No olía a sudor

 


Cuando era una preadolescente, enloquecí, como tantas otras antes y  a la vez que yo, por un grupo musical. Digamos que se llamaba Chicos J, por ejemplo. La mayoría de mis compañeras soñaban con el vocalista (aunque no conociéramos esa palabra); pero yo, que ya daba muestras de necesitar diferenciarme (prometo mirármelo), me enamoré del guitarrista. Llevaba los pelos de punta y era el mayor de todos con diferencia, pero fijarme en el que más años me sacaba era otra seña de identidad.

Por aquel entonces veraneábamos en un pueblo de la sierra madrileña. Yo todavía no tenía edad para trasnochar y en aquella ocasión, rara entre las raras, mis padres habían salido juntos a cenar. Supongo que mi hermano se quedó a mi cargo, no lo recuerdo.

Lo que sí recuerdo es que estaba profundamente dormida cuando mis padres entraron en mi habitación. Debía de ser algo grave para que me despertasen, pero el caso es que sonreían uno al lado del otro como si posaran para una foto. Hija, hemos estado en las fiestas del parque y… ¿a que no sabes a quién nos hemos encontrado?

Y entonces me lo dieron. Un abanico de cartón con el logotipo amarillo de las fiestas veraniegas y firmado a boli, con cariño, para mí, por mi ídolo, mi amado guitarrista pelo pincho. Mi padre no sabía cómo se llamaba mi tutora ni quiénes eran mis mejores amigas, pero al menos había reconocido en un parque nocturno de pueblo al tipo que sonreía en las paredes de mi habitación. Bueno, es cierto, pudo ser solo mi madre la que lo reconociera, pero no me quitéis la ilusión de imaginarlos juntos y cómplices mirando entre la gente reunida en el parque y dándose codazos: ¿Ese no es…?

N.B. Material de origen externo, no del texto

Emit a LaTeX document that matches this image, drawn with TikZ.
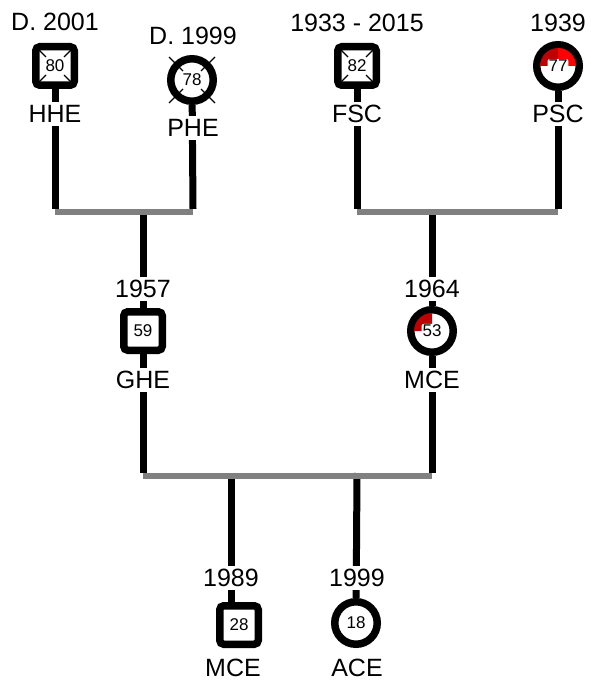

Poco tiempo después, el otro grupo de mi credo adolescente daba un concierto en el pueblo de al lado. Digamos que se llamaba Mecanismo, por ejemplo (lo sé, fui una chavala poco original, a pesar de mis deseos por diferenciarme). Por supuesto, yo era aún pequeña para ir por mi cuenta a semejante evento. Pero tal vez mis padres quisieron compensarme esa vez por haberme traído al mundo en pleno mes de agosto, una fecha malísima para celebrar el cumpleaños con la pandilla del día a día, que tiende a fugarse en cuanto las vacaciones asoman en el calendario. La cuestión es que aquel verano, mi regalo de cumpleaños fue llevarme al concierto de Mecanismo. No sé si alguna vez he vuelto a ilusionarme tanto por un espectaáculo como aquel día. Que mis padres estuvieran dispuestos a acompañarme a algo tan completamente alejado de sus gustos… ese fue el verdadero regalo para mí, lo que perdura. De aquel concierto recuerdo casi en exclusiva dos cosas: una, la única canción que yo no conocía (pongamos que se llamaba “Embarcación a Marte”), porque todo el mundo a mi alrededor empezó a corear y esa fue, probablemente, una de las primeras veces en que no me quedó más remedio que asumir, mal que me pese, que no lo sé todo.

El segundo recuerdo que tengo es la conversación a la salida del concierto: yo extasiada como si fuese puesta de coca hasta las cejas, enhebrada de los brazos de mis padres, que en su vida habían asistido a un jaleo musical semejante, y mi madre, bailona y sorprendidísma, comentando: ¡Es increíble, tanta gente bailando tan junta y… no olía nada a sudor!

¿Por qué recuerdo especialmente eso de aquel día? No sé. La memoria es caprichosa y a veces, también, una cachonda mental. Al fin y al cabo, mi padre no supo ser un buen padre y tiempo después estuvimos años sin hablarnos, pero hoy me apetecía recordarlo dándome ese abanico de cartón firmado y acompañándome a un concierto pop en el sueño de una noche de verano. Quizás es que está llegando el frío.